How Good is Your Wikipedia? Quality Estimation and Methods of Data Pruning for Non-English Wikipedias
Kushal Tatariya
KU Leuven
Artur Kulmizev
KU Leuven
Esther Ploeger
Aalborg University
Marcell Bollman
Linköping University
Jiaming Luo
Johannes Bjerva
Aalborg University
Miryam de Lhoneux
KU Leuven
Heather Lent
Aalborg University
Efforts in low-resource and multilingual NLP have traditionally employed Wikipedia as a "high quality" data source - either for language model pre-training or downstream task annotation. However, insights about the data quality of Wikipedia largely stem from the English Wiki, which enjoys a disproportionately large community of writers, editors, and administrators. In this project, we conduct a comprehensive evaluation of non-English Wikipedia articles and demonstrate that quality varies highly by Wiki. For example, we show that approximately 10% of the Assamese Wiki contains non-Assamese text, with multiple articles written almost entirely in English.

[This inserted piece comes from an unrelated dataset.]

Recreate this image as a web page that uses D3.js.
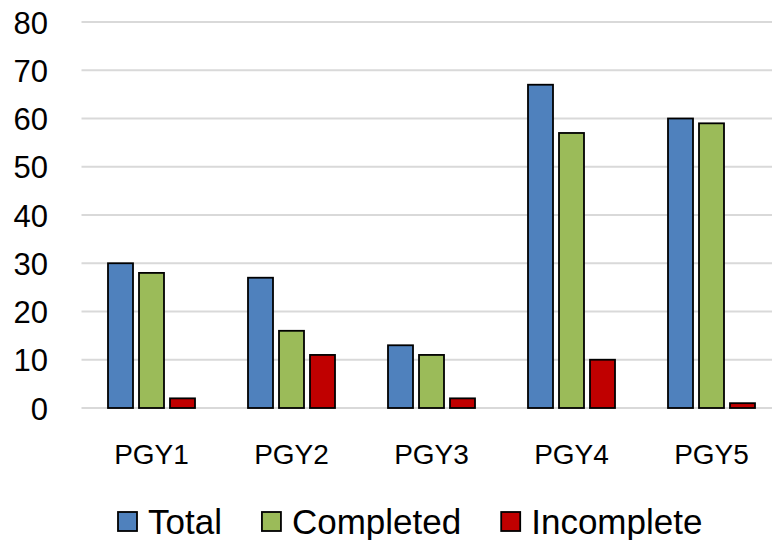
<!DOCTYPE html>
<html><head><meta charset="utf-8">
<script src="https://cdn.jsdelivr.net/npm/d3@7"></script>
<style>html,body{margin:0;padding:0;background:#fff;}svg{display:block;font-family:"Liberation Sans",Arial,sans-serif;}</style>
</head><body>
<svg id="c" width="772" height="540"></svg>
<script>
const categories = ["PGY1","PGY2","PGY3","PGY4","PGY5"];
const seriesNames = ["Total","Completed","Incomplete"];
const totalValues = [30,27,13,67,60];
const completedValues = [28,16,11,57,59];
const incompleteValues = [2,11,2,10,1];
const yTicks = [0,10,20,30,40,50,60,70,80];
const colors = ["#4f81bd","#9bbb59","#c00000"];

(function(){
const seriesValues = [totalValues, completedValues, incompleteValues];
const svg = d3.select("#c");
const pLeft = 81.5, pRight = 781.5, pTop = 22, pBottom = 408;

const x0 = d3.scaleBand().domain(categories).range([pLeft,pRight]).paddingInner(53/140).paddingOuter(53/280);
const x1 = d3.scaleBand().domain(seriesNames).range([0,x0.bandwidth()]).paddingInner(6/31).paddingOuter(0);
const y = d3.scaleLinear().domain([0,80]).range([pBottom,pTop]);

svg.append("g").selectAll("line").data(yTicks).join("line")
  .attr("x1",pLeft).attr("x2",772).attr("y1",d=>y(d)).attr("y2",d=>y(d))
  .attr("stroke","#d9d9d9").attr("stroke-width",2);

const yAxis = d3.axisLeft(y).tickValues(yTicks).tickSize(0).tickPadding(0);
const ga = svg.append("g").attr("transform","translate(48,0)").call(yAxis);
ga.select(".domain").remove();
ga.selectAll("text").attr("font-size",31).attr("fill","#000").attr("font-family","Liberation Sans, Arial, sans-serif").attr("dy","0.36em");

const groups = svg.append("g").selectAll("g").data(categories).join("g")
  .attr("transform",d=>`translate(${x0(d)},0)`);
groups.selectAll("rect").data((c,i)=>seriesNames.map((s,j)=>({s,v:seriesValues[j][i],j}))).join("rect")
  .attr("x",d=>x1(d.s)).attr("width",x1.bandwidth())
  .attr("y",d=>y(d.v)).attr("height",d=>y(0)-y(d.v))
  .attr("fill",d=>colors[d.j]).attr("stroke","#000").attr("stroke-width",1.8);

const xAxis = d3.axisBottom(x0).tickSize(0).tickPadding(0);
const gx = svg.append("g").attr("transform","translate(0,464)").call(xAxis);
gx.select(".domain").remove();
gx.selectAll("text").attr("font-size",28).attr("fill","#000").attr("font-family","Liberation Sans, Arial, sans-serif").attr("dy",0);

const lg = svg.append("g");
let lx = 118;
seriesNames.forEach((s,i)=>{
  lg.append("rect").attr("x",lx).attr("y",512).attr("width",19).attr("height",19)
    .attr("fill",colors[i]).attr("stroke","#000").attr("stroke-width",1.8);
  const t = lg.append("text").attr("x",lx+30).attr("y",534).attr("font-size",35).attr("fill","#000").text(s);
  lx = lx + 30 + t.node().getComputedTextLength() + 40;
});
})();
</script>
</body></html>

Going further, we experiment with a series of data selection measures that aim to cull high-quality articles from raw Wiki dumps. To this end, we demonstrate that models trained on such high-quality partitions either perform similar to, or better than models trained on full Wikis, despite featuring less than half as many articles. Ultimately, our experiments highlight the importance of principled data curation for the low-resource and multilingual settings in NLP.